* [What is asked] Which lines contain the word "Recreate"? Return each of them as written.

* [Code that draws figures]
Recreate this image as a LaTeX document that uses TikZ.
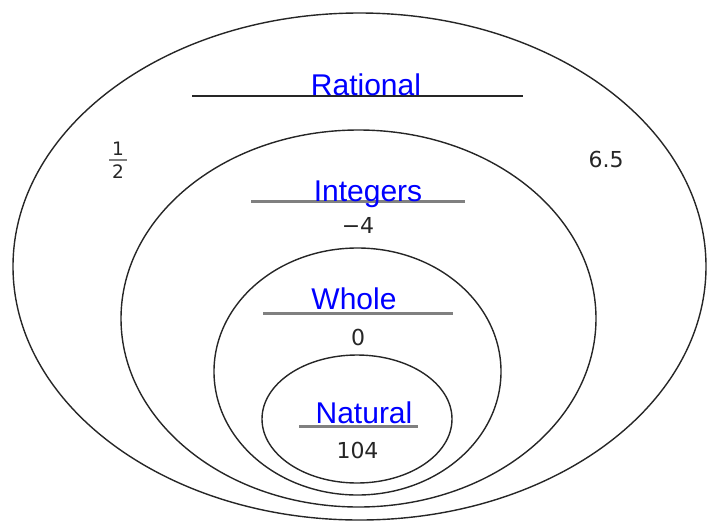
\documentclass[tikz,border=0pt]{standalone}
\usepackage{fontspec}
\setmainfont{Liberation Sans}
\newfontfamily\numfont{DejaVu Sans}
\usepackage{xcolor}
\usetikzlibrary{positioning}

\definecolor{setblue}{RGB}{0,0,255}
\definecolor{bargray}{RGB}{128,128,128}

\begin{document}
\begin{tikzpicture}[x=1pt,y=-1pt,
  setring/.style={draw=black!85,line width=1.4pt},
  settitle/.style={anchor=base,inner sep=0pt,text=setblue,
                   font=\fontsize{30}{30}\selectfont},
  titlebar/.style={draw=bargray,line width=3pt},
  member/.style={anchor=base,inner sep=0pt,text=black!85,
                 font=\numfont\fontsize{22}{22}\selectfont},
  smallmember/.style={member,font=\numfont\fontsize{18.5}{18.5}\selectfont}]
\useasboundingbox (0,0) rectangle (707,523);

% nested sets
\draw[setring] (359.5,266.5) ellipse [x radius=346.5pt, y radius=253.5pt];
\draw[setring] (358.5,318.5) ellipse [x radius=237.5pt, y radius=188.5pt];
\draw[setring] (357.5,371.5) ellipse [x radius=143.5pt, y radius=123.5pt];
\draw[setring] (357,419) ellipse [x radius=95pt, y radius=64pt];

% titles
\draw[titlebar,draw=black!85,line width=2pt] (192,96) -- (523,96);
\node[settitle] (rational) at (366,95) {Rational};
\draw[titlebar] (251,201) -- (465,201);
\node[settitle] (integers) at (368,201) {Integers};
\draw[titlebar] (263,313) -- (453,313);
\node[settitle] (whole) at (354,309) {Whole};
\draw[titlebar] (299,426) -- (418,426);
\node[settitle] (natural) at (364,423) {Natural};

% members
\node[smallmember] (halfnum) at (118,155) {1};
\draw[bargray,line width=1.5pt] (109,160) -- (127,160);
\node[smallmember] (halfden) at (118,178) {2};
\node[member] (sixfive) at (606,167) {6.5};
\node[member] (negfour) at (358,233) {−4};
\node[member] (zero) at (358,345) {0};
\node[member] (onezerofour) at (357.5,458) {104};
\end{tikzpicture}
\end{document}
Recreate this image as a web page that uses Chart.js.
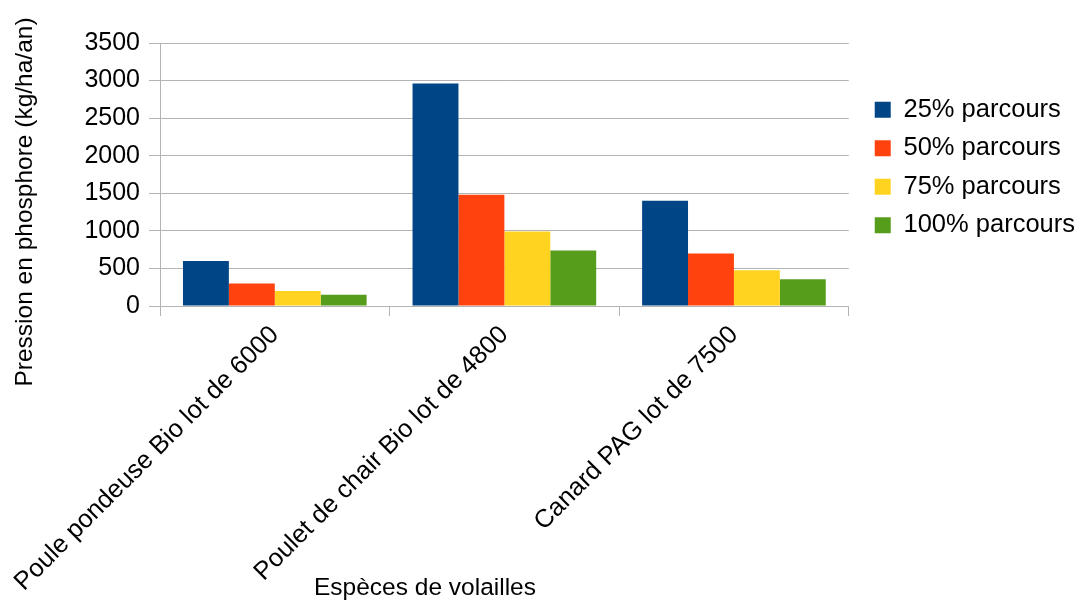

* [Task response]
Recreate this image as a LaTeX document that uses TikZ.
Recreate this image as a web page that uses Chart.js.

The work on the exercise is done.